The Death of TV And The Rise Of Digital Broadcast
In the "olden days" of the media business, TV referred to broadcast on network television. That expanded to include cable, and most recently it expanded even further to encompass online video when said video existed as an extension of network or cable programming on sites like Hulu. These days media buyers are looking at mobile video, digital out-of-home and numerous other aspects of video as extensions of "TV," so how do you plan accordingly?
In the media business today there's a movement to just call it what it is: digital broadcast. Digital broadcast is simply the broadcast of video content on any consumer screen -- whether a 105-inch screen in your house (yes, that size now exists) or a 2.5-inch screen in your pocket. The consumer doesn't really differentiate between screens, but advertisers could and should, because the experience of these formats is different and the opportunity to message is different as well.

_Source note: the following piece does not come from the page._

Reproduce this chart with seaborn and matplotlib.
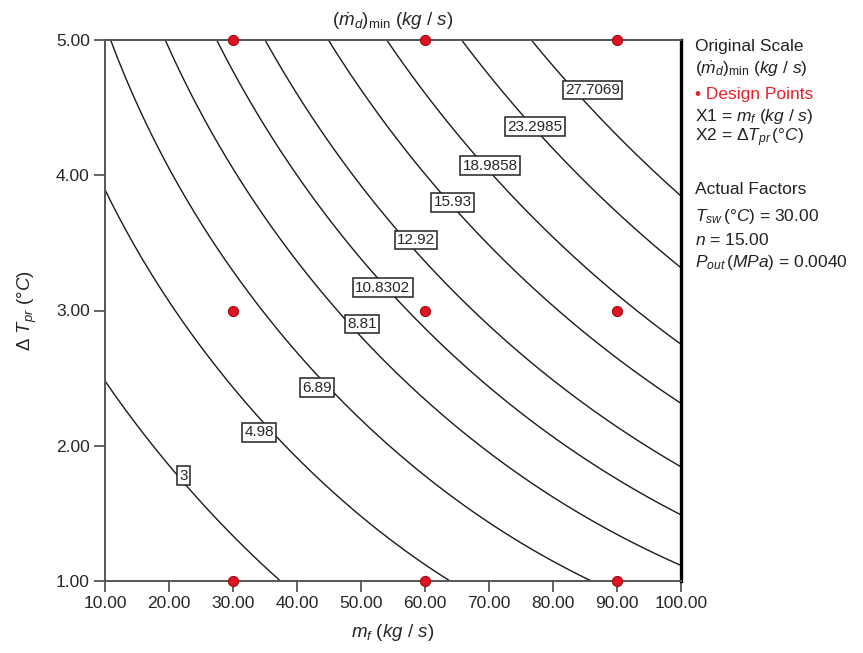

Of course, this shift in thinking points out a tremendous missed opportunity in our business: that no one has stepped up to manage cross-platform video ad-serving to the Web, mobile, set-top box and digital out-of-home. There are many companies looking to get into the space and even more are talking about how they'll be there, but no one has accomplished this task yet. If I were DoubleClick or any of the traditional ad-servers, these relationships would be the focus of my attention -- but alas, that's a topic for an entirely different column,so let's get back to the primary point of this session.
The opportunity for a publisher in this digital broadcast era is to quote a premium price for content based on elevating points of differentiation. If content is served through a centrally located platform, publishers could determine its quality (professional, UGC, even based on ratings) and freshness, along with the size of the screen. If they marry this information with the competitiveness of the location (how many ads are integrated into the broadcast), publishers could become very adept at creating limited inventory packages with significant value for advertisers that even increase revenues vs. where they are now!
The shows themselves are the most important criteria, but why not have these shows rated in real time, with pricing set in an auction model, or more in line with the Google algorithm for determining pricing based on audience and interaction? That could create a model for traditional networks and other strong content producers being compensated for their true value, increasing as the audience increases.
The freshness of the content is important for timeliness of the message delivery. Advertisers with a very time-sensitive message could be rotated in at a premium, and other advertisers would follow suit, paying a premium when time matters.
If publishers could determine the size of the screen and limit the clutter, then a premium would be in line, because marketers wouldn't be lost in the shuffle. Their messages would break through more often and be more actionable by the consumer, and they could align with the screen size to determine follow-up capabilities (mobile vs. PC vs. television-based).
The last 10 years we've all heard whispers of the renaissance that is coming in broadcast and the problems with the upfront, etc. These are all potentially true, but they still do not lend credit to the fact that "TV" -- or digital broadcast -- is still the most impactful, most important component of any marketer's budgets. With a couple tweaks in the marketplace, things could get even more exciting!
What else do you see coming for the broadcast business?